Rien n’arrive jamais par hasard. Et les crises destructrices ont ceci de bon qu’elles reprogramment des lendemains créatifs, dans un tourbillon schumpétérien.

Prenez la fin d’un couple : ce qui est triste n’est pas tant la séparation que la somme de causes (indifférence, infidélité, violence, usure…) y conduisant. La rupture, douloureuse bien sûr pour celle et celui qui est quitté-e (je ne crois guère aux clashs décidés exactement en même temps « d’un commun accord »), agit comme un électrochoc, une libération, la promesse béante d’une nouvelle vie. On ne s’en rend pas bien compte sur le coup. Puis, un peu plus tard, une fois bouclé le cycle sidération-introspection-je paie un psy-colère-je paie un avocat-deuil-acceptation-je paie un coup, on va fêter l’événement entre filles ou entre gars, comme à l’école, sans se mélanger. J’ai vu, un jour, des copines arroser lourdement, et avec force rires, un divorce dans un bar. Objectivement mythique.
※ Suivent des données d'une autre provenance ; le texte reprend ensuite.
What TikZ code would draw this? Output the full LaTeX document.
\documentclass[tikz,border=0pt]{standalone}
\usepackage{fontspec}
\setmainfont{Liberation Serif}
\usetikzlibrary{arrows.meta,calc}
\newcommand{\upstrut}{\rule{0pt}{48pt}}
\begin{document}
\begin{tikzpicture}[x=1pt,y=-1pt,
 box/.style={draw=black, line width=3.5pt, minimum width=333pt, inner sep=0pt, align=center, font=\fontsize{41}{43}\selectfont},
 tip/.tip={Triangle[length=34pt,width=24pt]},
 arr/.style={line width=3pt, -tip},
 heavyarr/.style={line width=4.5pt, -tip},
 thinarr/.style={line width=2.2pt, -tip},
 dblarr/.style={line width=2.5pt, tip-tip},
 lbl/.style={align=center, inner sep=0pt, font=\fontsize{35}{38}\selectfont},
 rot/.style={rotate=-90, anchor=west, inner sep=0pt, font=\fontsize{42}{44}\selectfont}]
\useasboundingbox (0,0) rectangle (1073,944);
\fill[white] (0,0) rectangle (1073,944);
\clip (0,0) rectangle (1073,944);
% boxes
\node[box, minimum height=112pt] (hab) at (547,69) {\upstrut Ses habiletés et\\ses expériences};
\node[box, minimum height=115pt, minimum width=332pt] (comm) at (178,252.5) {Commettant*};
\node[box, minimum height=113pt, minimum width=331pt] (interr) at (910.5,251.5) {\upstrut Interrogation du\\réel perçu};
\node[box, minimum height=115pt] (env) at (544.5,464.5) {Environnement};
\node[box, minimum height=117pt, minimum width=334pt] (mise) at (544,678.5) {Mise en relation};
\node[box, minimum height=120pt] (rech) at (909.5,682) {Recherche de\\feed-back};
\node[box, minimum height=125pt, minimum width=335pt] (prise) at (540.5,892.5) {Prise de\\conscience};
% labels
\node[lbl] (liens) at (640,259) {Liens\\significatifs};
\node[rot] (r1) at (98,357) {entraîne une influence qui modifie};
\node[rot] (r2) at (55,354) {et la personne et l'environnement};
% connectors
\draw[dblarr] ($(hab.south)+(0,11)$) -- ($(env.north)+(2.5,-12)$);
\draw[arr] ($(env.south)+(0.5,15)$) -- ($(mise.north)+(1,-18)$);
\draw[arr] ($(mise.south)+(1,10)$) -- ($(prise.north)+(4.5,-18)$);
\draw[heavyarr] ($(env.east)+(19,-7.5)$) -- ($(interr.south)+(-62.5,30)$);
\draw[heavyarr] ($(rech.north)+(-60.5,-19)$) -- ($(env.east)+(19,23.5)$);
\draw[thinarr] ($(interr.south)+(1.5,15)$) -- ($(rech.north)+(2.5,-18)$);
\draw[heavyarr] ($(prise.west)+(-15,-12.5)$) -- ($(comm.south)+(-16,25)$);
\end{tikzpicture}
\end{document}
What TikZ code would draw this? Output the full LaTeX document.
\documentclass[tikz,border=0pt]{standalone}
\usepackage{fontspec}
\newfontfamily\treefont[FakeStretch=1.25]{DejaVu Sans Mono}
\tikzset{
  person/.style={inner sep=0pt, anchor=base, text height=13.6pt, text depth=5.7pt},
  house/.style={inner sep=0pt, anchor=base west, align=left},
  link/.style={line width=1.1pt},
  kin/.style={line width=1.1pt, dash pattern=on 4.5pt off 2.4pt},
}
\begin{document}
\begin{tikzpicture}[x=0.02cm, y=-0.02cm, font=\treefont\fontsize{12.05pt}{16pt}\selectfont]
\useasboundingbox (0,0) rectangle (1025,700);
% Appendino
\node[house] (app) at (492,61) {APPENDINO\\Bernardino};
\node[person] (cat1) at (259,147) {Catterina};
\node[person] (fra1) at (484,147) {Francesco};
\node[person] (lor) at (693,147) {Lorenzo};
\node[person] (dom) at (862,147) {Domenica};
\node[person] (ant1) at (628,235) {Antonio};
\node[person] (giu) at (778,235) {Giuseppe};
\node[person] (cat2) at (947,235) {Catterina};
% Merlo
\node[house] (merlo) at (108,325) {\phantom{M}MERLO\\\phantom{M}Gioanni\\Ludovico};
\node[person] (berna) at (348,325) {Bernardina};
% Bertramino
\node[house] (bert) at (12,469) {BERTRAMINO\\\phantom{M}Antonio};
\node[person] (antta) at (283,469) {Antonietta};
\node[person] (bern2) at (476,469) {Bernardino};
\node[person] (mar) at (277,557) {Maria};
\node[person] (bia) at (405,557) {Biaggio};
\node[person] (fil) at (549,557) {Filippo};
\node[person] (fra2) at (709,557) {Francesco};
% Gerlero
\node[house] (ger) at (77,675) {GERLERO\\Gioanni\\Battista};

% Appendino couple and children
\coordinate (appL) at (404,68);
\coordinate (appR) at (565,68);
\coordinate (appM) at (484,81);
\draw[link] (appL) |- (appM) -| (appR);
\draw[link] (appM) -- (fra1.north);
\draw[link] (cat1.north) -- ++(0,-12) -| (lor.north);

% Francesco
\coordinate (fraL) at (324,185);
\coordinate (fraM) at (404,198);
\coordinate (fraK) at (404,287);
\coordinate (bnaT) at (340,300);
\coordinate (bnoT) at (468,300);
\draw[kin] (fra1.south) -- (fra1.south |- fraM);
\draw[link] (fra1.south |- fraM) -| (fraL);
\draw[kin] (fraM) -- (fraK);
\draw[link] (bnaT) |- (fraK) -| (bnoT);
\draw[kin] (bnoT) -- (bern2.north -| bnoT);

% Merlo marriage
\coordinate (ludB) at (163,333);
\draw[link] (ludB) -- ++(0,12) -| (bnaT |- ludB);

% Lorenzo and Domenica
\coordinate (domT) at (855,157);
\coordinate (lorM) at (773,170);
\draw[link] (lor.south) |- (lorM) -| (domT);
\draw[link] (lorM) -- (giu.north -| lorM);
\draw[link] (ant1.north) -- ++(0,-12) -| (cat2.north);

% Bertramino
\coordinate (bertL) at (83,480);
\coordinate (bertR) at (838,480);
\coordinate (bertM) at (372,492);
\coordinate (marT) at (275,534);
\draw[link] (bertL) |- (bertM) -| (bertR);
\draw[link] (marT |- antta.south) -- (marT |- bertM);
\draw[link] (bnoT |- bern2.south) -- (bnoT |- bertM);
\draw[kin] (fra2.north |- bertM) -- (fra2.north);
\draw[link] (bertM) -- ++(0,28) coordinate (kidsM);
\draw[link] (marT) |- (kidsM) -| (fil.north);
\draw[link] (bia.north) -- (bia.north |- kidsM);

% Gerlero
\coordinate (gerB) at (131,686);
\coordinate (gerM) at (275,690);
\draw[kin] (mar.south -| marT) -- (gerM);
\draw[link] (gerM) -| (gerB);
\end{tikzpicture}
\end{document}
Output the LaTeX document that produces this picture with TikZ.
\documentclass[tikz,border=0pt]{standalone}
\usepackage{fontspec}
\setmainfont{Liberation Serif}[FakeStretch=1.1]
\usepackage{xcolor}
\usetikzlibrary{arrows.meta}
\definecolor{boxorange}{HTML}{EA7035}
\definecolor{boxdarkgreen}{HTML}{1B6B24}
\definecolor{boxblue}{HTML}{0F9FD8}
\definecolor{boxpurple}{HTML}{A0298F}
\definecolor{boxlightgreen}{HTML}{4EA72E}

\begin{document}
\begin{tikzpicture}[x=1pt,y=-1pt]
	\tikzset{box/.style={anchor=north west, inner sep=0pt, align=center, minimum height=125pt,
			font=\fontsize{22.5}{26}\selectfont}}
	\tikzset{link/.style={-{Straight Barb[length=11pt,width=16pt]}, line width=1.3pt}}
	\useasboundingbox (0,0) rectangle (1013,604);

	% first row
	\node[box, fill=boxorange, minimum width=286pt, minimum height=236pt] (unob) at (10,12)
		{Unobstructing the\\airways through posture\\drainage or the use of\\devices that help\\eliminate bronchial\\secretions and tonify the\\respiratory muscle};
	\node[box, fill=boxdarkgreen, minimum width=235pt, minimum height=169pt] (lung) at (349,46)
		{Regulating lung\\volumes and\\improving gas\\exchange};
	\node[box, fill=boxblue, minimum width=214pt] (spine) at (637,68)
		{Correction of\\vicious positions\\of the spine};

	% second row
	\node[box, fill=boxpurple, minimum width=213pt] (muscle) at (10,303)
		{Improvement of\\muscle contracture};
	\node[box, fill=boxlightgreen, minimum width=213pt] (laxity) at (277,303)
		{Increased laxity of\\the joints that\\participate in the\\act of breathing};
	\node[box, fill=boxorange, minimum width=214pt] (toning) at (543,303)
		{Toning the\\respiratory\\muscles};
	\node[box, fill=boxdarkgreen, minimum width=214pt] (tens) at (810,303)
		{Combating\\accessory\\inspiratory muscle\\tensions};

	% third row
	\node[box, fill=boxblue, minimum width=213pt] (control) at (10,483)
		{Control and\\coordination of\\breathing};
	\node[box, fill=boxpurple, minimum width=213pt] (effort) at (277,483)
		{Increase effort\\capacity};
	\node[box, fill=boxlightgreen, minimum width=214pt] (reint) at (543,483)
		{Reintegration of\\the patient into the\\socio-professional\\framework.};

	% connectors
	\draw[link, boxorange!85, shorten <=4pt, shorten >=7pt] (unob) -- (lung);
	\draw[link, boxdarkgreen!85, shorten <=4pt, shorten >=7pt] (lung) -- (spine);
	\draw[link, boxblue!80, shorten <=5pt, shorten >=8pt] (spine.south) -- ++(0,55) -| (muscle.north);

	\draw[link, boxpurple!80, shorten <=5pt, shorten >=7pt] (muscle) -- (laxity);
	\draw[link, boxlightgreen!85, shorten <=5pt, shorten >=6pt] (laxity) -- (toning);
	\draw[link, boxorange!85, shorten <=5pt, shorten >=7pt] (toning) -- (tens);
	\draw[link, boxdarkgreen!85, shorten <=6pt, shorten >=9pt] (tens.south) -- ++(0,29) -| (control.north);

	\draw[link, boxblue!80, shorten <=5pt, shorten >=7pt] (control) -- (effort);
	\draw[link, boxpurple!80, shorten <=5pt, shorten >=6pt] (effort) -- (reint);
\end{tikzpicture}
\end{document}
Ou prenez les gilets jaunes, dont le mouvement ne fond pas au soleil revenu. La grogne vient d’un projet de hausse des taxes sur les carburants. La secousse sociétale aura provoqué gros dégâts et grand débat. On aime où on n’aime pas. Mais elle remet au centre du jeu, de façon durable, les questions de la transition énergétique, des mobilités au quotidien et du pouvoir d’achat des classes moyennes.

Des pans entiers de l’économie se recomposent. L’intelligence artificielle va détruire des millions d’emplois au cours du 21èmesiècle. D’après l’Institut Sapiens, les plus exposés sont les employés de banque et d’assurance, le secteur de la comptabilité, les secrétaires de bureautique et de direction, les caissiers et employés de libre-service et les ouvriers de la manutention. Mais on parle aussi de révolution numérique et de métiers devenus très lucratifs – cybersécurité, data scientist… La semaine du numérique (bit.ly/2E7jPRe), en cours, met en avant ces opportunités.

Il faut aussi compter avec les nouvelles façons de travailler. Le télétravail bien sûr, que les DRH commencent à dompter, mais aussi, et plus disruptif, un rythme nomade, totalement explosé, aux frontières abolies. Dans cette seule journée de lundi, j’ai mené une interview téléphonique de 30 minutes dans un café, aux côtés de sympathiques et bruyants turfistes, et ai envoyé une newsletter avec mon ordinateur portable, posé en équilibre sur un deux-roues, à l’extérieur, avec un partage de connexion depuis mon smartphone. Bien. Mais, à l’inverse, j’ai appelé un ami depuis le bureau. Pas bien. De telles contorsions de fond et de forme versent-elles dans l’excès ou le vrai ? Le regard des autres va-t-il mal juger ? Temps des crises ou des cerises ? Trêve de foire aux questions. On sait qu’on est sur la bonne voie quand on n’a plus envie de se retourner.